Pipeline configuration¶
Splittting and Merging tasks¶
In CloudConductor, a large task can be processed as multiple smaller tasks using splitters and mergers. In order to define a splitter and merger, please follow the instructions specified in module creation from developer’s guide.
An example use for splitters and mergers is processing the sequencing reads. The input sequencing reads can be aligned independently, thus the aligning procedure can run in parallel. For example, consider the simple pipeline presented in Figure 2.

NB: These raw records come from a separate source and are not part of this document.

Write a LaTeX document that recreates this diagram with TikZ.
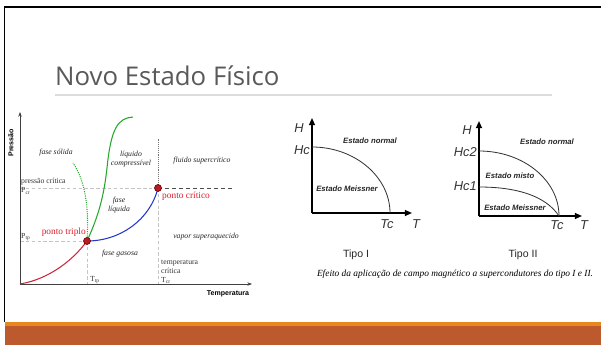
\documentclass[tikz,border=0pt]{standalone}
\usepackage{fontspec}
\setmainfont{Liberation Serif}
\setsansfont{Liberation Sans}
\newfontfamily\slidefont{Open Sans}
\usetikzlibrary{arrows.meta,positioning}
\definecolor{rust}{HTML}{BD5A2D}
\definecolor{amber}{HTML}{E8871C}
\definecolor{hairline}{HTML}{DDDDDD}
\definecolor{titlegray}{HTML}{595959}
\definecolor{guide}{HTML}{C4C4C4}
\definecolor{ptred}{HTML}{D8202A}
\definecolor{solidgreen}{HTML}{25A82A}
\definecolor{vapblue}{HTML}{2436C8}
\definecolor{sublred}{HTML}{C8283A}

\begin{document}
\begin{tikzpicture}[x=0.03cm,y=-0.03cm,
  every node/.style={inner sep=0pt},
  phase/.style={font=\fontsize{6.6}{7.6}\selectfont\itshape,align=center,text=black!85},
  tick/.style={font=\fontsize{6.6}{7.4}\selectfont,align=left,anchor=west,text=black!80},
  redlbl/.style={font=\fontsize{8}{9}\selectfont,text=ptred},
  axlbl/.style={font=\sffamily\bfseries\fontsize{6}{7}\selectfont},
  state/.style={font=\sffamily\bfseries\itshape\fontsize{6.6}{7}\selectfont,text=black!85},
  hval/.style={font=\sffamily\itshape\fontsize{11}{12}\selectfont,text=black!80},
  guideline/.style={guide,densely dashed,line width=0.4pt},
  dot/.style={circle,fill=ptred!85!black,draw=black!60!red,line width=0.5pt,minimum size=6pt},
  pax/.style={black!75,line width=0.6pt,-{Stealth[length=4pt,width=3pt]}},
  hax/.style={line width=1.2pt,-{Triangle[length=6pt,width=5pt]}},
  hcurve/.style={line width=0.7pt,black!80}]
\useasboundingbox (0,0) rectangle (601,345);
% slide frame
\draw[line width=1.6pt] (4.5,322) -- (4.5,7) -- (601,7);
\fill[amber] (5,322) rectangle (601,326);
\fill[rust] (5,326) rectangle (601,345);
\node[anchor=base west,font=\slidefont\fontsize{22}{26}\selectfont,text=titlegray] (title) at (55,86) {Novo Estado Físico};
\draw[hairline,line width=1.2pt] (55,95) -- (552,95);

% phase diagram
\coordinate (o) at (20,284);
\coordinate (tpc) at (87,241);
\coordinate (cpc) at (158,188);
\draw[guideline] (20,188) -- (cpc);
\draw[guideline] (20,241) -- (tpc);
\draw[guideline] (tpc) -- (87,284);
\draw[guideline] (cpc) -- (158,284);
\draw[black!70,dashed,line width=0.6pt] (cpc) -- (235,188);
\draw[black!55,densely dotted,line width=0.6pt] (cpc) -- (158,138);
\draw[pax] (o) -- (20,112);
\draw[pax] (o) -- (252,284);
\draw[sublred,line width=0.9pt] (o) .. controls (50,279) and (74,259) .. (tpc);
\draw[vapblue,line width=0.9pt] (tpc) .. controls (120,241) and (150,220) .. (cpc);
\draw[solidgreen,line width=0.9pt] (tpc) .. controls (99,215) and (104,195) .. (107,168)
  .. controls (111,128) and (118,118) .. (133,117);
\draw[solidgreen,densely dotted,line width=0.9pt] (tpc) .. controls (89,210) and (86,182) .. (73,163);
\node[dot] (tp) at (tpc) {};
\node[dot] (cp) at (cpc) {};
\node[axlbl,rotate=90] (pressao) at (11,143) {Pressão};
\node[axlbl] (temperatura) at (228,294) {Temperatura};
\node[phase] (solida) at (56,153) {fase sólida};
\node[phase] (compress) at (131,159) {líquido\\compressível};
\node[phase] (super) at (202,161) {fluido supercrítico};
\node[tick] (pcrit) at (21,182) {pressão crítica};
\node[tick] (pcr) at (21,191) {P\textsubscript{cr}};
\node[phase] (liquida) at (119,205) {fase\\líquida};
\node[redlbl,anchor=west] (cplbl) at (162,196) {ponto crítico};
\node[redlbl,anchor=east] (tplbl) at (86,232) {ponto triplo};
\node[tick] (ptp) at (21,237) {P\textsubscript{tp}};
\node[phase] (vapor) at (206,237) {vapor superaquecido};
\node[phase] (gasosa) at (120,254) {fase gasosa};
\node[tick] (tcrit) at (161,272) {temperatura\\crítica\\T\textsubscript{cr}};
\node[tick] (ttp) at (90,280) {T\textsubscript{tp}};

% tipo I
\coordinate (o1) at (312,213);
\draw[hax] (o1) -- (312,118);
\draw[hax] (o1) -- (412,213);
\draw[hcurve] (312,147) .. controls (355,147) and (390,177) .. (390,213);
\node[hval] (h1) at (299,128) {H};
\node[hval,anchor=east] (hc) at (310,150) {Hc};
\node[state] (norm1) at (370,141) {Estado normal};
\node[state] (meis1) at (347,189) {Estado Meissner};
\node[hval] (tc1) at (387,224) {Tc};
\node[hval] (t1) at (416,224) {T};
\node[font=\sffamily\fontsize{9}{10}\selectfont,text=black!85] (tipo1) at (356,255) {Tipo I};

% tipo II
\coordinate (o2) at (479,216);
\draw[hax] (o2) -- (479,121);
\draw[hax] (o2) -- (582,216);
\draw[hcurve] (479,151) .. controls (523,151) and (559,180) .. (559,216);
\draw[hcurve] (479,187) .. controls (515,187) and (545,195) .. (559,216);
\node[hval] (h2) at (467,130) {H};
\node[hval,anchor=east] (hc2) at (477,152) {Hc2};
\node[hval,anchor=east] (hc1) at (477,186) {Hc1};
\node[state] (norm2) at (547,142) {Estado normal};
\node[state] (misto) at (510,176) {Estado misto};
\node[state] (meis2) at (515,208) {Estado Meissner};
\node[hval] (tc2) at (557,225) {Tc};
\node[hval] (t2) at (584,225) {T};
\node[font=\sffamily\fontsize{9}{10}\selectfont,text=black!85] (tipo2) at (523,255) {Tipo II};
\node[font=\itshape\fontsize{8}{9}\selectfont] (caption) at (455,274) {Efeito da aplicação de campo magnético a supercondutores do tipo I e II.};
\end{tikzpicture}
\end{document}
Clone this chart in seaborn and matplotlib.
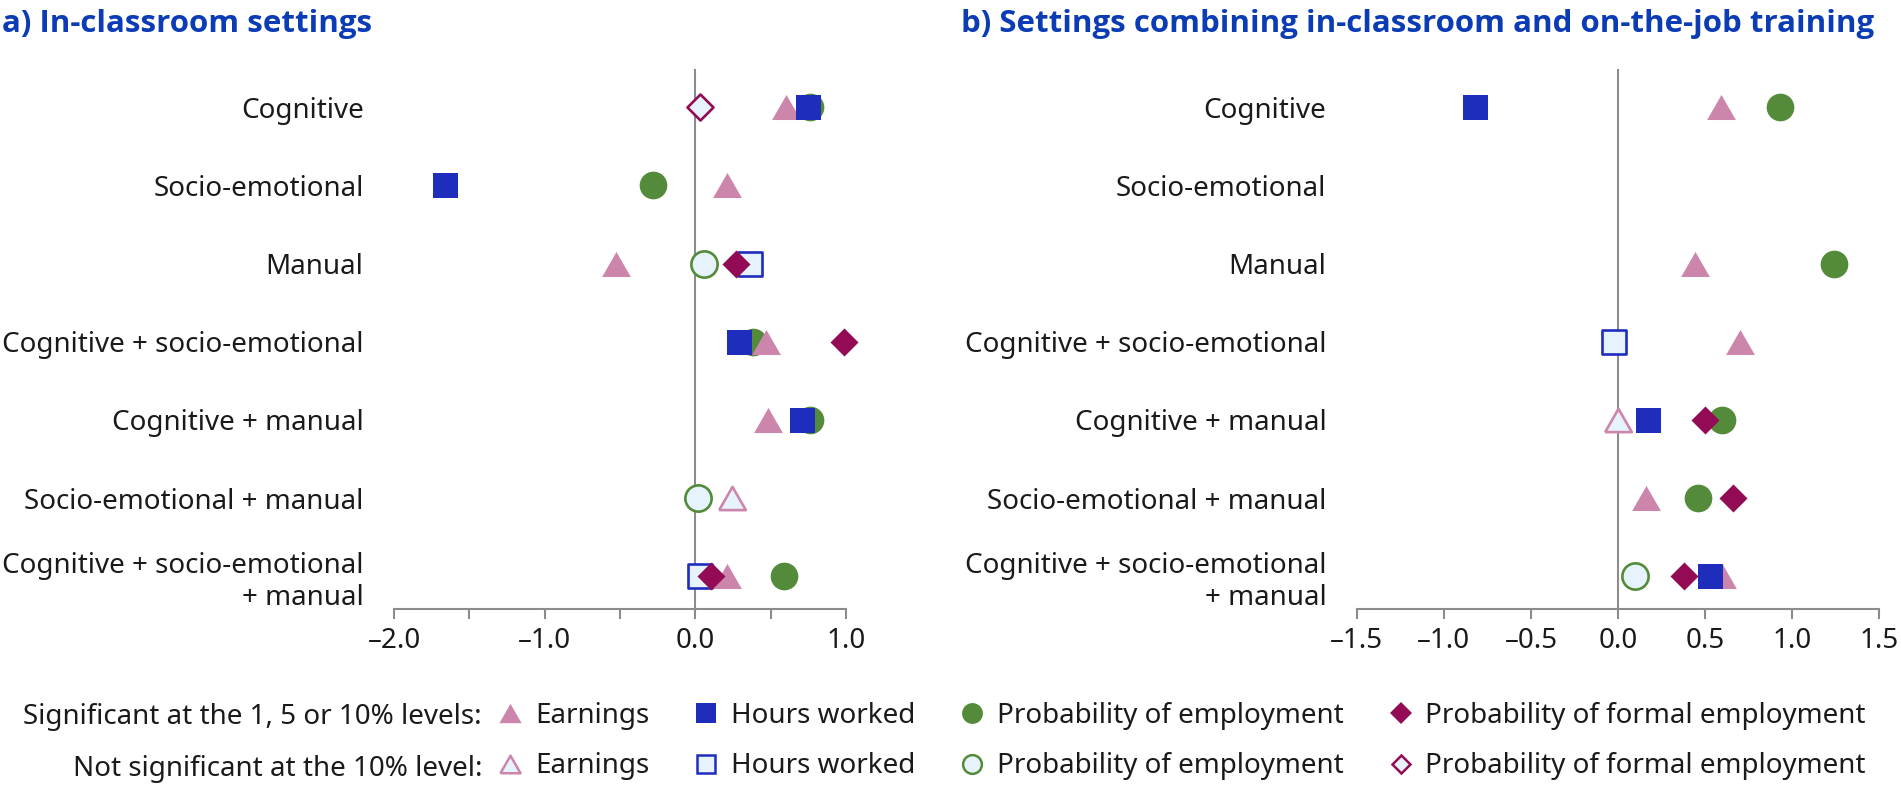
import numpy as np
import pandas as pd
import matplotlib
matplotlib.use("Agg")
import matplotlib.pyplot as plt
from matplotlib.lines import Line2D
import seaborn as sns

# categories (top to bottom)
categories = ["Cognitive", "Socio-emotional", "Manual", "Cognitive + socio-emotional",
              "Cognitive + manual", "Socio-emotional + manual",
              "Cognitive + socio-emotional\n+ manual"]
outcomes = ["Earnings", "Hours worked", "Probability of employment",
            "Probability of formal employment"]
nan = np.nan

# a) In-classroom settings  (sig: 1 = significant, 0 = not significant)
a_earnings = [0.60, 0.21, -0.53, 0.47, 0.48, 0.24, 0.21]
a_earnings_sig = [1, 1, 1, 1, 1, 0, 1]
a_hours = [0.75, -1.66, 0.36, 0.29, 0.71, nan, 0.03]
a_hours_sig = [1, 1, 0, 1, 1, 0, 0]
a_employment = [0.76, -0.28, 0.06, 0.38, 0.76, 0.02, 0.59]
a_employment_sig = [1, 1, 0, 1, 1, 0, 1]
a_formal = [0.03, nan, 0.27, 0.985, nan, nan, 0.10]
a_formal_sig = [0, 0, 1, 1, 0, 0, 1]

# b) Settings combining in-classroom and on-the-job training
b_earnings = [0.59, nan, 0.44, 0.70, 0.0, 0.16, 0.60]
b_earnings_sig = [1, 0, 1, 1, 0, 1, 1]
b_hours = [-0.82, nan, nan, -0.02, 0.17, nan, 0.53]
b_hours_sig = [1, 0, 0, 0, 1, 0, 1]
b_employment = [0.93, nan, 1.24, nan, 0.60, 0.46, 0.10]
b_employment_sig = [1, 0, 1, 0, 1, 1, 0]
b_formal = [nan, nan, nan, nan, 0.50, 0.66, 0.38]
b_formal_sig = [0, 0, 0, 0, 1, 1, 1]

a_ticks = [-2.0, -1.5, -1.0, -0.5, 0.0, 0.5, 1.0]
a_ticklabels = ["–2.0", "", "–1.0", "", "0.0", "", "1.0"]
b_ticks = [-1.5, -1.0, -0.5, 0.0, 0.5, 1.0, 1.5]
b_ticklabels = ["–1.5", "–1.0", "–0.5", "0.0", "0.5", "1.0", "1.5"]

titles = ["a) In-classroom settings",
          "b) Settings combining in-classroom and on-the-job training"]
row_labels = ["Significant at the 1, 5 or 10% levels:", "Not significant at the 10% level:"]

# long table
rows = []
panels = {
    "a": [a_earnings, a_hours, a_employment, a_formal],
    "b": [b_earnings, b_hours, b_employment, b_formal],
}
sigs = {
    "a": [a_earnings_sig, a_hours_sig, a_employment_sig, a_formal_sig],
    "b": [b_earnings_sig, b_hours_sig, b_employment_sig, b_formal_sig],
}
for p in panels:
    for outc, vals, ss in zip(outcomes, panels[p], sigs[p]):
        for i, (v, s) in enumerate(zip(vals, ss)):
            if not np.isnan(v):
                rows.append({"panel": p, "outcome": outc, "row": i, "value": v, "sig": bool(s)})
df = pd.DataFrame(rows)

tri = [(-1, -0.87), (1, -0.87), (0, 0.87), (-1, -0.87)]
style = {
    "Earnings": dict(marker=tri, s=430, s_open=370, color="#cc86ab"),
    "Hours worked": dict(marker="s", s=324, s_open=280, color="#1f2dbd"),
    "Probability of employment": dict(marker="o", s=397, s_open=358, color="#548b3b"),
    "Probability of formal employment": dict(marker="D", s=204, s_open=175, color="#930b55"),
}
open_fill = "#e6f3fc"
grey = "#8c8c8c"
txt = "#1a1a1a"

sns.set_theme(style="white")
plt.rcParams["font.family"] = ["Noto Sans", "DejaVu Sans"]
fs = 20

fig = plt.figure(figsize=(19.01, 7.87), dpi=100)
ax_a = fig.add_axes([0.2073, 0.2262, 0.2378, 0.6861])
ax_b = fig.add_axes([0.7138, 0.2262, 0.2746, 0.6861])

draw_order = ["Probability of employment", "Earnings", "Hours worked",
              "Probability of formal employment"]

for ax, p, ticks, tlabels, lim in [(ax_a, "a", a_ticks, a_ticklabels, (-2.0, 1.0)),
                                   (ax_b, "b", b_ticks, b_ticklabels, (-1.5, 1.5))]:
    ax.axvline(0, color=grey, lw=1.5, zorder=1)
    for outc in draw_order:
        st = style[outc]
        for sig in [True, False]:
            sub = df[(df.panel == p) & (df.outcome == outc) & (df.sig == sig)]
            if sub.empty:
                continue
            if sig:
                sns.scatterplot(data=sub, x="value", y="row", ax=ax, marker=st["marker"],
                                s=st["s"], color=st["color"], linewidth=0, zorder=3,
                                clip_on=False)
            else:
                sns.scatterplot(data=sub, x="value", y="row", ax=ax, marker=st["marker"],
                                s=st["s_open"], color=open_fill, edgecolor=st["color"],
                                linewidth=1.9, zorder=3, clip_on=False)
    ax.set_xlim(*lim)
    ax.set_ylim(6.42, -0.49)
    ax.set_xticks(ticks)
    ax.set_xticklabels(tlabels)
    ax.set_yticks(range(len(categories)))
    ax.set_yticklabels(categories)
    ax.set_xlabel("")
    ax.set_ylabel("")
    for sp in ["left", "right", "top"]:
        ax.spines[sp].set_visible(False)
    ax.spines["bottom"].set_color(grey)
    ax.spines["bottom"].set_linewidth(1.5)
    ax.tick_params(axis="x", bottom=True, direction="out", length=7, width=1.5,
                   color=grey, labelsize=fs, labelcolor=txt, pad=6)
    ax.tick_params(axis="y", length=0, labelsize=fs, labelcolor=txt, pad=22)
    ax.set_facecolor("none")

title_color = "#0b3cb5"
fig.text(0.001, 0.959, titles[0], fontsize=22.5, fontweight="bold", color=title_color,
         va="baseline", ha="left", family=["Open Sans", "Noto Sans", "DejaVu Sans"])
fig.text(961 / 1901, 0.959, titles[1], fontsize=22.5, fontweight="bold", color=title_color,
         va="baseline", ha="left", family=["Open Sans", "Noto Sans", "DejaVu Sans"])

# legend
handles, labels = [], []
for outc in outcomes:
    st = style[outc]
    ms = {"Earnings": 16, "Hours worked": 14, "Probability of employment": 15,
          "Probability of formal employment": 11}[outc]
    handles.append(Line2D([], [], ls="", marker=st["marker"], markersize=ms,
                          markerfacecolor=st["color"], markeredgewidth=0))
    labels.append(outc)
    handles.append(Line2D([], [], ls="", marker=st["marker"], markersize=ms - 1.5,
                          markerfacecolor=open_fill, markeredgecolor=st["color"],
                          markeredgewidth=1.8))
    labels.append(outc)
fig.legend(handles, labels, ncol=4, loc="upper left", bbox_to_anchor=(0.2612, 0.108),
           frameon=False, fontsize=fs, handlelength=1.0, handletextpad=0.38,
           columnspacing=1.56, labelspacing=0.8, borderpad=0, borderaxespad=0,
           labelcolor=txt)
fig.text(482 / 1901, 1 - 717 / 787, row_labels[0], ha="right", va="center",
         fontsize=fs, color=txt)
fig.text(482 / 1901, 1 - 769 / 787, row_labels[1], ha="right", va="center",
         fontsize=fs, color=txt)

fig.savefig("out.png", dpi=100, facecolor="white")
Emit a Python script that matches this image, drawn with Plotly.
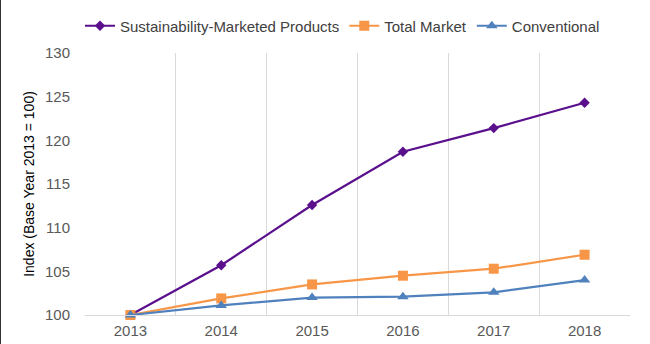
import plotly.graph_objects as go

years = ["2013", "2014", "2015", "2016", "2017", "2018"]
sustainability = [100.0, 105.7, 112.6, 118.7, 121.4, 124.3]
total_market = [100.0, 101.9, 103.5, 104.5, 105.3, 106.9]
conventional = [100.0, 101.1, 102.0, 102.1, 102.6, 104.0]

series_names = ["Sustainability-Marketed Products", "Total Market", "Conventional"]
colors = ["#5A0F8C", "#F79646", "#4F81BD"]
symbols = ["diamond", "square", "triangle-up"]
sizes = [8, 10, 10]

fig = go.Figure()
for name, vals, c, s, sz in zip(series_names, [sustainability, total_market, conventional], colors, symbols, sizes):
    fig.add_trace(go.Scatter(
        x=years, y=vals, name=name, mode="lines+markers",
        line=dict(color=c, width=2.2),
        marker=dict(symbol=s, size=sz, color=c),
        cliponaxis=False,
    ))

L, R, T, B = 85, 20, 53, 29
W, H = 650, 344
pw = W - L - R
ph = H - T - B

fig.update_layout(
    width=W, height=H,
    margin=dict(l=L, r=R, t=T, b=B, autoexpand=False),
    paper_bgcolor="white", plot_bgcolor="white",
    font=dict(family="Liberation Sans, Arial, sans-serif", size=15, color="#595959"),
    legend=dict(orientation="h", xref="container", x=80 / W, xanchor="left",
                yref="container", y=1 - 26 / H, yanchor="middle",
                font=dict(size=15, color="#404040"), itemwidth=30,
                traceorder="normal", bgcolor="rgba(0,0,0,0)"),
    xaxis=dict(type="category", range=[-0.5, 5.5], tickson="boundaries",
               showgrid=True, gridcolor="#D9D9D9", gridwidth=1,
               showline=True, linecolor="#D9D9D9", linewidth=1,
               ticks="", ticklabelstandoff=2, automargin=False,
               tickfont=dict(size=15, color="#595959"), mirror=False,
               fixedrange=True),
    yaxis=dict(range=[100, 130], dtick=5, tick0=100, showgrid=False, zeroline=False,
               showline=False, ticks="", ticklabelstandoff=14, automargin=False,
               tickfont=dict(size=15, color="#595959"),
               title=dict(text="Index (Base Year 2013 = 100)", font=dict(size=14, color="#000000"),
                          standoff=7)),
    shapes=[dict(type="line", xref="paper", yref="paper",
                 x0=-L / pw, x1=-L / pw, y0=-B / ph, y1=1 + T / ph,
                 line=dict(color="#333333", width=2))],
    showlegend=True,
)

fig.write_html("out.html")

The graph configuration file for the pipeline presented in Figure 2 is:
[align_reads]
module=BWA
final_output=bam
[bam_indexing]
module=Samtools
submodule=Index
docker_image=Samtools_docker
input_from=align_reads
final_output=bam_idx
However, after implementing a .fastq
file splitter and a .bam
file merger, the new pipeline can be changed as presented in Figure 3.
… and the final graph configuration file becomes:
[split_reads]
module=FastqSplitter
[align_reads]
module=BWA
input_from=split_reads
[merge_align]
module=MergeBams
input_from=align_reads
final_output=bam
[bam_indexing]
module=Samtools
submodule=Index
docker_image=Samtools_docker
input_from=align_reads
final_output=bam_idx
As you can observe, in the pipeline definition the new splitter and merger have been added as simple modules. An important thing to notice is that the final_output has been moved from align_reads to merge_align. If the final_output was declared at the level of align_reads, a set of all splitted alignments (not the final merged result) will be considered as final alignment result.
Additional configurationg for a pipeline¶
There are cases when in a specific pipeline run the user wants to override a setting (most times a constant) in a tool.
You can do that as well in the pipeline graph using the args subsection.
For example, let’s say we would like to override the default value of the constants MINLEN
and SLIDINGWINDOW_SIZE
from Trimmomatic
.
In this case, the pipeline graph looks as following:
[trim_reads]
module=Trimmomatic
docker_image=Trimmomatic_docker
[[args]]
MINLEN=20
SLIDINGWINDOW_SIZE=5
These changes will affect only the CloudConductor runs that use the above pipeline graph.